◆ **EXERCISE OBJECTIVE**: Return the whole listing, line for line, without the pictures in it.
##############################
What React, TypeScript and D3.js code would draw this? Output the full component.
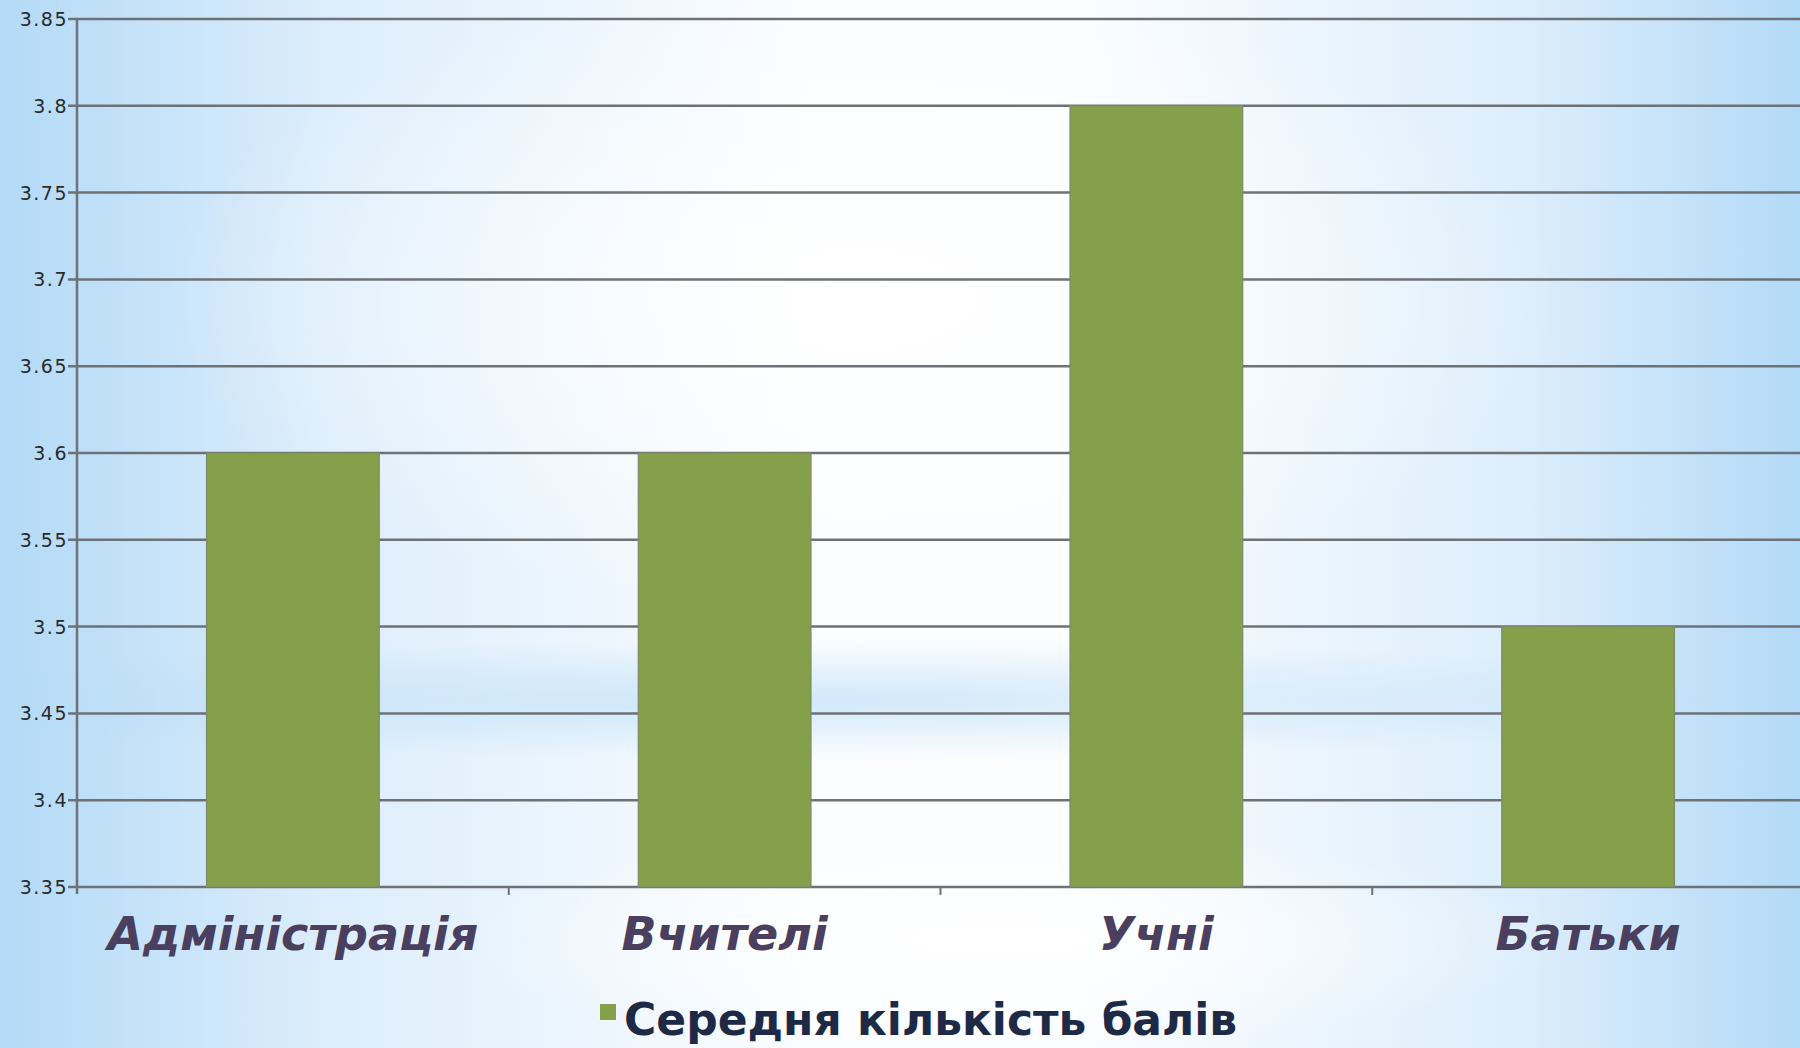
import * as d3 from "d3";
import { useEffect, useRef } from "react";

const categories = ["Адміністрація", "Вчителі", "Учні", "Батьки"];
const scores = [3.6, 3.6, 3.8, 3.5];
const yTicks = [3.35, 3.4, 3.45, 3.5, 3.55, 3.6, 3.65, 3.7, 3.75, 3.8, 3.85];
const seriesName = "Середня кількість балів";

const width = 1800;
const height = 1048;

const App = () => {
  const ref = useRef<SVGSVGElement | null>(null);

  useEffect(() => {
    const margin = { top: 19, right: -4, bottom: 161, left: 77 };
    const svg = d3.select(ref.current);
    svg.selectAll("*").remove();

    // background: pale sky look, blue edges and white middle
    const defs = svg.append("defs");
    const lin = defs
      .append("linearGradient")
      .attr("id", "bgLin")
      .attr("x1", "0")
      .attr("x2", "1")
      .attr("y1", "0")
      .attr("y2", "0");
    [
      ["0%", "#b3daf7"],
      ["18%", "#dcedfb"],
      ["45%", "#fbfdff"],
      ["60%", "#fbfdff"],
      ["85%", "#dcedfb"],
      ["100%", "#b3daf7"],
    ].forEach(([o, c]) => lin.append("stop").attr("offset", o).attr("stop-color", c));

    const band = defs
      .append("radialGradient")
      .attr("id", "bgBand")
      .attr("cx", "0.5")
      .attr("cy", "0.5")
      .attr("r", "0.5");
    band.append("stop").attr("offset", "0%").attr("stop-color", "#b4daf6").attr("stop-opacity", 0.6);
    band.append("stop").attr("offset", "100%").attr("stop-color", "#b4daf6").attr("stop-opacity", 0);

    const glow = defs
      .append("radialGradient")
      .attr("id", "bgGlow")
      .attr("cx", "0.5")
      .attr("cy", "0.5")
      .attr("r", "0.5");
    glow.append("stop").attr("offset", "0%").attr("stop-color", "#ffffff").attr("stop-opacity", 0.9);
    glow.append("stop").attr("offset", "100%").attr("stop-color", "#ffffff").attr("stop-opacity", 0);

    svg.append("rect").attr("width", width).attr("height", height).attr("fill", "url(#bgLin)");
    svg
      .append("ellipse")
      .attr("cx", 860)
      .attr("cy", 300)
      .attr("rx", 700)
      .attr("ry", 320)
      .attr("fill", "url(#bgGlow)");
    svg
      .append("ellipse")
      .attr("cx", 800)
      .attr("cy", 700)
      .attr("rx", 1000)
      .attr("ry", 60)
      .attr("fill", "url(#bgBand)");
    svg
      .append("ellipse")
      .attr("cx", 1000)
      .attr("cy", 940)
      .attr("rx", 560)
      .attr("ry", 110)
      .attr("fill", "url(#bgGlow)");

    const x = d3
      .scaleBand()
      .domain(categories)
      .range([margin.left, width - margin.right])
      .paddingInner(0.6)
      .paddingOuter(0.3);

    const y = d3
      .scaleLinear()
      .domain([3.35, 3.85])
      .range([height - margin.bottom, margin.top]);

    // gridlines
    svg
      .append("g")
      .selectAll("line")
      .data(yTicks)
      .enter()
      .append("line")
      .attr("x1", margin.left - 9)
      .attr("x2", width)
      .attr("y1", (d) => y(d))
      .attr("y2", (d) => y(d))
      .attr("stroke", "#6c7276")
      .attr("stroke-width", 2.5);

    // bars
    svg
      .append("g")
      .selectAll("rect")
      .data(scores)
      .enter()
      .append("rect")
      .attr("x", (d, i) => x(categories[i]) as number)
      .attr("y", (d) => y(d))
      .attr("width", x.bandwidth())
      .attr("height", (d) => y(3.35) - y(d))
      .attr("fill", "#84a04b")
      .attr("stroke", "#7c8a66")
      .attr("stroke-width", 1.2);

    // y axis line
    svg
      .append("line")
      .attr("x1", margin.left)
      .attr("x2", margin.left)
      .attr("y1", y(3.85))
      .attr("y2", y(3.35) + 7)
      .attr("stroke", "#6c7276")
      .attr("stroke-width", 2.5);

    // x axis category ticks
    const step = x.step();
    svg
      .append("g")
      .selectAll("line")
      .data(d3.range(1, categories.length))
      .enter()
      .append("line")
      .attr("x1", (d) => margin.left + d * step)
      .attr("x2", (d) => margin.left + d * step)
      .attr("y1", y(3.35))
      .attr("y2", y(3.35) + 8)
      .attr("stroke", "#6c7276")
      .attr("stroke-width", 2);

    // y tick labels
    svg
      .append("g")
      .selectAll("text")
      .data(yTicks)
      .enter()
      .append("text")
      .attr("x", margin.left - 9)
      .attr("y", (d) => y(d) + 7)
      .attr("text-anchor", "end")
      .style("font-family", "'DejaVu Sans', sans-serif")
      .style("font-size", "19px")
      .style("letter-spacing", "1.5px")
      .attr("fill", "#2a2a2a")
      .text((d) => String(d));

    // category labels
    svg
      .append("g")
      .selectAll("text")
      .data(categories)
      .enter()
      .append("text")
      .attr("x", (d) => (x(d) as number) + x.bandwidth() / 2)
      .attr("y", 950)
      .attr("text-anchor", "middle")
      .style("font-family", "'DejaVu Sans', sans-serif")
      .style("font-weight", "bold")
      .style("font-style", "italic")
      .style("font-size", "46px")
      .attr("fill", "#4b3f60")
      .text((d) => d);

    // legend
    const legend = svg.append("g").attr("transform", "translate(600,1035)");
    legend
      .append("rect")
      .attr("x", 0)
      .attr("y", -31)
      .attr("width", 16)
      .attr("height", 16)
      .attr("fill", "#84a04b");
    legend
      .append("text")
      .attr("x", 24)
      .attr("y", 0)
      .style("font-family", "'DejaVu Sans', sans-serif")
      .style("font-weight", "bold")
      .style("font-size", "44px")
      .attr("fill", "#1e2a45")
      .text(seriesName);
  }, []);

  return (
    <svg
      ref={ref}
      width={width}
      height={height}
      style={{ position: "absolute", left: 0, top: 0, display: "block" }}
    />
  );
};

export default App;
##############################
◆ **REPLY TO THE TASK**:
What React, TypeScript and D3.js code would draw this? Output the full component.
import * as d3 from "d3";
import { useEffect, useRef } from "react";

const categories = ["Адміністрація", "Вчителі", "Учні", "Батьки"];
const scores = [3.6, 3.6, 3.8, 3.5];
const yTicks = [3.35, 3.4, 3.45, 3.5, 3.55, 3.6, 3.65, 3.7, 3.75, 3.8, 3.85];
const seriesName = "Середня кількість балів";

const width = 1800;
const height = 1048;

const App = () => {
  const ref = useRef<SVGSVGElement | null>(null);

  useEffect(() => {
    const margin = { top: 19, right: -4, bottom: 161, left: 77 };
    const svg = d3.select(ref.current);
    svg.selectAll("*").remove();

    // background: pale sky look, blue edges and white middle
    const defs = svg.append("defs");
    const lin = defs
      .append("linearGradient")
      .attr("id", "bgLin")
      .attr("x1", "0")
      .attr("x2", "1")
      .attr("y1", "0")
      .attr("y2", "0");
    [
      ["0%", "#b3daf7"],
      ["18%", "#dcedfb"],
      ["45%", "#fbfdff"],
      ["60%", "#fbfdff"],
      ["85%", "#dcedfb"],
      ["100%", "#b3daf7"],
    ].forEach(([o, c]) => lin.append("stop").attr("offset", o).attr("stop-color", c));

    const band = defs
      .append("radialGradient")
      .attr("id", "bgBand")
      .attr("cx", "0.5")
      .attr("cy", "0.5")
      .attr("r", "0.5");
    band.append("stop").attr("offset", "0%").attr("stop-color", "#b4daf6").attr("stop-opacity", 0.6);
    band.append("stop").attr("offset", "100%").attr("stop-color", "#b4daf6").attr("stop-opacity", 0);

    const glow = defs
      .append("radialGradient")
      .attr("id", "bgGlow")
      .attr("cx", "0.5")
      .attr("cy", "0.5")
      .attr("r", "0.5");
    glow.append("stop").attr("offset", "0%").attr("stop-color", "#ffffff").attr("stop-opacity", 0.9);
    glow.append("stop").attr("offset", "100%").attr("stop-color", "#ffffff").attr("stop-opacity", 0);

    svg.append("rect").attr("width", width).attr("height", height).attr("fill", "url(#bgLin)");
    svg
      .append("ellipse")
      .attr("cx", 860)
      .attr("cy", 300)
      .attr("rx", 700)
      .attr("ry", 320)
      .attr("fill", "url(#bgGlow)");
    svg
      .append("ellipse")
      .attr("cx", 800)
      .attr("cy", 700)
      .attr("rx", 1000)
      .attr("ry", 60)
      .attr("fill", "url(#bgBand)");
    svg
      .append("ellipse")
      .attr("cx", 1000)
      .attr("cy", 940)
      .attr("rx", 560)
      .attr("ry", 110)
      .attr("fill", "url(#bgGlow)");

    const x = d3
      .scaleBand()
      .domain(categories)
      .range([margin.left, width - margin.right])
      .paddingInner(0.6)
      .paddingOuter(0.3);

    const y = d3
      .scaleLinear()
      .domain([3.35, 3.85])
      .range([height - margin.bottom, margin.top]);

    // gridlines
    svg
      .append("g")
      .selectAll("line")
      .data(yTicks)
      .enter()
      .append("line")
      .attr("x1", margin.left - 9)
      .attr("x2", width)
      .attr("y1", (d) => y(d))
      .attr("y2", (d) => y(d))
      .attr("stroke", "#6c7276")
      .attr("stroke-width", 2.5);

    // bars
    svg
      .append("g")
      .selectAll("rect")
      .data(scores)
      .enter()
      .append("rect")
      .attr("x", (d, i) => x(categories[i]) as number)
      .attr("y", (d) => y(d))
      .attr("width", x.bandwidth())
      .attr("height", (d) => y(3.35) - y(d))
      .attr("fill", "#84a04b")
      .attr("stroke", "#7c8a66")
      .attr("stroke-width", 1.2);

    // y axis line
    svg
      .append("line")
      .attr("x1", margin.left)
      .attr("x2", margin.left)
      .attr("y1", y(3.85))
      .attr("y2", y(3.35) + 7)
      .attr("stroke", "#6c7276")
      .attr("stroke-width", 2.5);

    // x axis category ticks
    const step = x.step();
    svg
      .append("g")
      .selectAll("line")
      .data(d3.range(1, categories.length))
      .enter()
      .append("line")
      .attr("x1", (d) => margin.left + d * step)
      .attr("x2", (d) => margin.left + d * step)
      .attr("y1", y(3.35))
      .attr("y2", y(3.35) + 8)
      .attr("stroke", "#6c7276")
      .attr("stroke-width", 2);

    // y tick labels
    svg
      .append("g")
      .selectAll("text")
      .data(yTicks)
      .enter()
      .append("text")
      .attr("x", margin.left - 9)
      .attr("y", (d) => y(d) + 7)
      .attr("text-anchor", "end")
      .style("font-family", "'DejaVu Sans', sans-serif")
      .style("font-size", "19px")
      .style("letter-spacing", "1.5px")
      .attr("fill", "#2a2a2a")
      .text((d) => String(d));

    // category labels
    svg
      .append("g")
      .selectAll("text")
      .data(categories)
      .enter()
      .append("text")
      .attr("x", (d) => (x(d) as number) + x.bandwidth() / 2)
      .attr("y", 950)
      .attr("text-anchor", "middle")
      .style("font-family", "'DejaVu Sans', sans-serif")
      .style("font-weight", "bold")
      .style("font-style", "italic")
      .style("font-size", "46px")
      .attr("fill", "#4b3f60")
      .text((d) => d);

    // legend
    const legend = svg.append("g").attr("transform", "translate(600,1035)");
    legend
      .append("rect")
      .attr("x", 0)
      .attr("y", -31)
      .attr("width", 16)
      .attr("height", 16)
      .attr("fill", "#84a04b");
    legend
      .append("text")
      .attr("x", 24)
      .attr("y", 0)
      .style("font-family", "'DejaVu Sans', sans-serif")
      .style("font-weight", "bold")
      .style("font-size", "44px")
      .attr("fill", "#1e2a45")
      .text(seriesName);
  }, []);

  return (
    <svg
      ref={ref}
      width={width}
      height={height}
      style={{ position: "absolute", left: 0, top: 0, display: "block" }}
    />
  );
};

export default App;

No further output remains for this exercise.